Sticking with fuel. Let's look at who'd benefits. Someone living in a small flat will typically pay about £26 a year in VAT on fuel, but someone on a larger income living in a large house will pay £76. So while that extra £26 will certainly mean a lot to the someone living hand to mouth, you have to spend an extra £74 in handouts to relatively wealthy people to that £26.

In fact, the IFS ran the numbers and found that if you scrapped every single VAT exemption and replaced them with tax cuts for low paid workers (e.g. raising the personal tax free allowance) and increased means-tested benefits (e.g. Working Tax Credits), you could preserve the existing progressivity of the system and still raise an extra £3bn to fund further tax cuts or pay down the deficit. (Note: This was calculated when VAT was 17.5% rather than the current 20%, so this change would probably raise more revenue now, even more once you factor in growth and inflation.)

Exemptions distort consumer choices. By taxing some goods less than others, the state nudges consumers to spend more on certain goods and less on others. In the case of fuel, it might encourage people to leave their heating on, when otherwise they would have instead put an extra layer of clothing on. While such a case might seem small or trivial, if you add up every single VAT exemption and add it up across the economy, you end up with very large distortions and inefficiencies. 

These distortions can also discourage innovation. Take the case of E-Cigarettes. They're taxed at the full whack of VAT while other highly regulated anti-smoking products like Nicotine patches and gum are taxed at 5%. At the margin, this gives less of an incentive for businesses to invest in e-cigs and more of an incentive for them to invest in nicotine gum.

They create unnecessary complexity, which encourages wasteful avoidance. Is a Jaffa Cake a biscuit or a cake? (Likewise is a burrito a sandwich?) A question that should have been left to philosophers, instead is brought into the courtroom. McVities fought a hard battle (and baked a massive Jaffa Cake) to prove that Jaffa Cakes are cakes and not biscuits, thus qualifying them for a lower rate of VAT. Again, the money wasted here might seem silly or trivial, but it adds up. 

This is bad for two reasons. First, it's a misallocation of resources. Every pound McVities spend on tax lawyers is a pound they're not spending on investing in new products (although in the case of Jaffa Cakes maybe that's a good thing.)

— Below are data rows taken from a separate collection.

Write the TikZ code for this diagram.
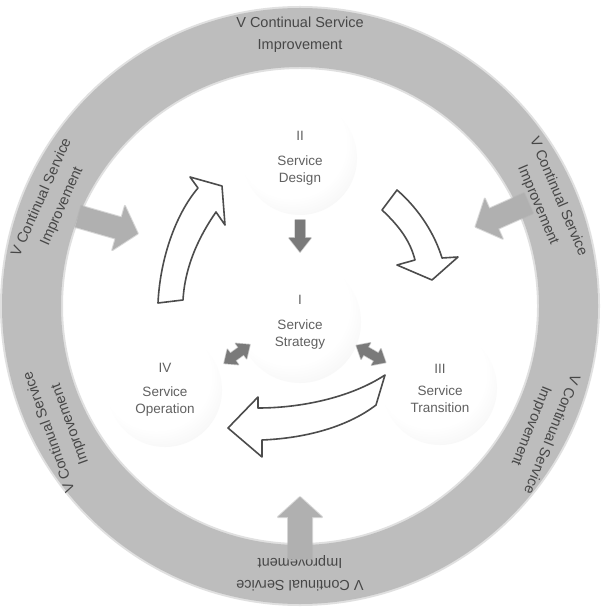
\documentclass[tikz,border=0pt]{standalone}
\usepackage{fontspec}
\setmainfont{Liberation Sans}
\pgfdeclareradialshading{sphshade}{\pgfpoint{-6bp}{10bp}}{color(0bp)=(white); color(24bp)=(white); color(44bp)=(black!8); color(54bp)=(black!17); color(70bp)=(black!17)}
\newcommand\fatarr[7]{\fill[#7,shift={(#1)},rotate=#2] (-#3/2,-#4) -- (#3/2-#6,-#4) -- (#3/2-#6,-#5) -- (#3/2,0) -- (#3/2-#6,#5) -- (#3/2-#6,#4) -- (-#3/2,#4) -- cycle;}
\newcommand\dblarr[7]{\fill[#7,shift={(#1)},rotate=#2] (-#3/2,0) -- (-#3/2+#6,-#5) -- (-#3/2+#6,-#4) -- (#3/2-#6,-#4) -- (#3/2-#6,-#5) -- (#3/2,0) -- (#3/2-#6,#5) -- (#3/2-#6,#4) -- (-#3/2+#6,#4) -- (-#3/2+#6,#5) -- cycle;}
\begin{document}
\begin{tikzpicture}[x=1pt,y=-1pt,
  sphere/.style={circle, minimum size=114pt, inner sep=0pt, shading=sphshade, align=center,
    text=black!62, font=\fontsize{13.5}{17}\selectfont},
  ringtext/.style={align=center, text=black!72, font=\fontsize{14.5}{22}\selectfont},
  fatgray/.style={fill=black!31, draw=black!31, draw opacity=0.5, line width=2pt, line join=round},
  smallgray/.style={fill=black!52, draw=black!52, draw opacity=0.4, line width=1.5pt, line join=round},
  outlinearrow/.style={fill=white, draw=black!70, line width=1.6pt, line join=round}]
\useasboundingbox (0,0) rectangle (601,609);
\fill[white] (0,0) rectangle (601,609);
% ring
\fill[black!12, even odd rule] (300,306) circle[radius=300pt] (300,306) circle[radius=237pt];
\fill[black!26, even odd rule] (300,306) circle[radius=298pt] (300,306) circle[radius=239pt];
% ring labels
\node[ringtext, rotate=0]    (t1) at (300,35)  {V Continual Service\\Improvement};
\node[ringtext, rotate=66]   (t2) at (52,202)  {V Continual Service\\Improvement};
\node[ringtext, rotate=-67]  (t3) at (548,201) {V Continual Service\\Improvement};
\node[ringtext, rotate=110]  (t4) at (60,428)  {V Continual Service\\Improvement};
\node[ringtext, rotate=-112] (t5) at (541,430) {V Continual Service\\Improvement};
\node[ringtext, rotate=180]  (t6) at (300,573) {V Continual Service\\Improvement};
% fat arrows from ring
\fatarr{108,225}{-16}{62}{11}{23}{20}{fatgray}
\fatarr{502,215}{204}{58}{11}{22}{20}{fatgray}
\fatarr{300,528}{90}{62}{12}{22}{20}{fatgray}
% spheres
\node[sphere] (design)     at (300,158) {II\\[8pt]Service\\Design};
\node[sphere, minimum size=122pt] (strategy) at (300,322) {I\\[8pt]Service\\Strategy};
\node[sphere] (operation)  at (165,390) {IV\\[7pt]Service\\Operation};
\node[sphere] (transition) at (440,388) {III\\[5pt]Service\\Transition};
% small arrows
\fatarr{300,236}{-90}{32}{5}{11}{14}{smallgray}
\dblarr{237,354}{36}{32}{4.5}{9.5}{11}{smallgray}
\dblarr{371,354}{-30}{34}{4.5}{9.5}{11}{smallgray}
% outline curved arrows
\draw[outlinearrow] (158,303) .. controls (160,260) and (175,215) .. (198,188) -- (190,177) -- (222,186) -- (225,225) -- (216,212) .. controls (200,235) and (185,265) .. (183,300) -- cycle;
\draw[outlinearrow] (397,190) .. controls (420,210) and (435,235) .. (442,258) -- (458,257) -- (432,280) -- (397,265) -- (415,260) .. controls (410,240) and (398,225) .. (382,210) -- cycle;
\draw[outlinearrow] (385,375) .. controls (350,398) and (300,408) .. (258,408) -- (258,397) -- (228,428) -- (262,457) -- (262,440) .. controls (310,438) and (350,425) .. (376,405) -- cycle;
\end{tikzpicture}
\end{document}
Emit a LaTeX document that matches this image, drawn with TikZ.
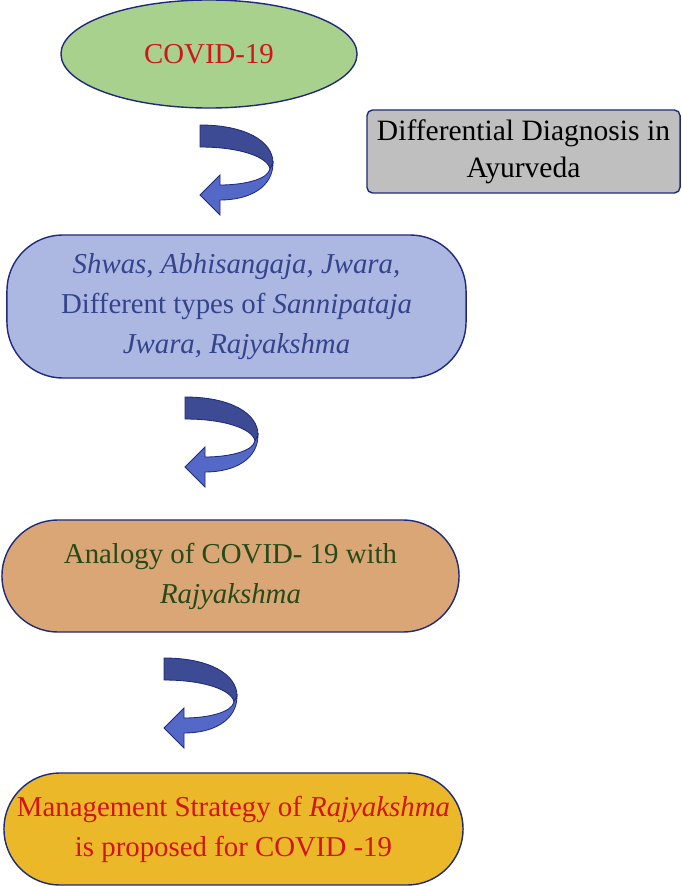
\documentclass[tikz,border=0pt]{standalone}
\usepackage{fontspec}
\setmainfont{Liberation Serif}
\usepackage{xcolor}
\usepackage{tikz}
\usetikzlibrary{positioning,shapes.geometric}
\definecolor{navy}{HTML}{1F2A7A}
\definecolor{covidgreen}{HTML}{A9D18E}
\definecolor{notegray}{HTML}{BFBFBF}
\definecolor{periwinkle}{HTML}{ADB8E2}
\definecolor{bluetext}{HTML}{34448C}
\definecolor{tan}{HTML}{DBA676}
\definecolor{greentext}{HTML}{264A18}
\definecolor{gold}{HTML}{EAB829}
\definecolor{redtext}{HTML}{D3141A}
\definecolor{arrowdark}{HTML}{3C4B94}
\definecolor{arrowlight}{HTML}{5468C8}
\tikzset{
  bigtext/.style={font=\fontsize{20.5}{28.4}\selectfont},
  ovalbox/.style={draw=navy, ellipse, line width=1pt, inner sep=0pt, align=center, bigtext},
  pillbox/.style={draw=navy, rectangle, line width=1pt, inner sep=0pt, align=center, bigtext},
  notebox/.style={draw=navy, rectangle, rounded corners=4pt, line width=1pt, inner sep=0pt, align=center, fill=notegray, font=\fontsize{21}{26.3}\selectfont},
  bendarrow/.pic={
    \path[fill=arrowdark, draw=navy, line width=0.6pt] (0,0) .. controls (45,0) and (73,16) .. (73,38)
      -- (70,44) .. controls (68,32) and (40,22) .. (0,22) -- cycle;
    \path[fill=arrowlight, draw=navy, line width=0.6pt] (73,38) .. controls (73,62) and (50,75) .. (20,75)
      -- (20,90) -- (0,70) -- (20,50) -- (20,60) .. controls (45,60) and (68,54) .. (70,44) -- cycle;
  }
}
\begin{document}
\begin{tikzpicture}[x=0.025cm, y=-0.025cm]
  \useasboundingbox (0,0) rectangle (682,886);

  \node[ovalbox, fill=covidgreen, text=redtext, minimum width=7.4cm, minimum height=2.7cm] (covid) at (209,54) {COVID-19};
  \node[notebox, minimum width=7.825cm, minimum height=2.075cm] (ddx) at (523.5,151.5) {Differential Diagnosis in\\ Ayurveda};
  \node[pillbox, fill=periwinkle, text=bluetext, rounded corners=1.4cm, minimum width=11.475cm, minimum height=3.575cm] (symptoms) at (236.5,306.5)
    {\textit{Shwas}, \textit{Abhisangaja, Jwara,}\\ Different types of \textit{Sannipataja}\\ \textit{Jwara, Rajyakshma}};
  \node[pillbox, fill=tan, text=greentext, rounded corners=1.4cm, minimum width=11.425cm, minimum height=2.8cm] (analogy) at (230.5,576)
    {Analogy of COVID- 19 with\\ \textit{Rajyakshma}};
  \node[pillbox, fill=gold, text=redtext, rounded corners=1.4cm, minimum width=11.475cm, minimum height=2.8cm] (strategy) at (233.5,829)
    {Management Strategy of \textit{Rajyakshma}\\ is proposed for COVID -19};

  % curved block arrows between the steps
  \pic (turnA) at (200,125) {bendarrow};
  \pic (turnB) at (185,397) {bendarrow};
  \pic (turnC) at (164,658) {bendarrow};
\end{tikzpicture}
\end{document}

Second, it can actually lead to worse products. Take the case of Cornish Pasties. In theory, hot prepared food should be taxed at the standard rate of VAT. Straightforward enough, but according to tax law, products that are incidentally hot (e.g. freshly baked bread) are not taxed at the standard rate and instead taxed at the same rate as cold groceries (if this weren't the case, bakers would have to wait till their bread had cooled down to avoid tax). So whether or not you end up paying a Pasty Tax depends on whether it's incidentally hot (i.e. it's just come out of the oven) or deliberately hot (it's been kept in a heated cabinet). At the margin, this encourages bakers to sell cold pasties when they could be selling hot ones.

Indeed the deeper you get, the more maddening it becomes.

I'll leave you with a puzzle.

Do I have to pay VAT on these Heart Shaped Marshmallows?

According to VAT Notice 701/14, edible cake decorations are zero-rated but marshmallows aren't. So what is it?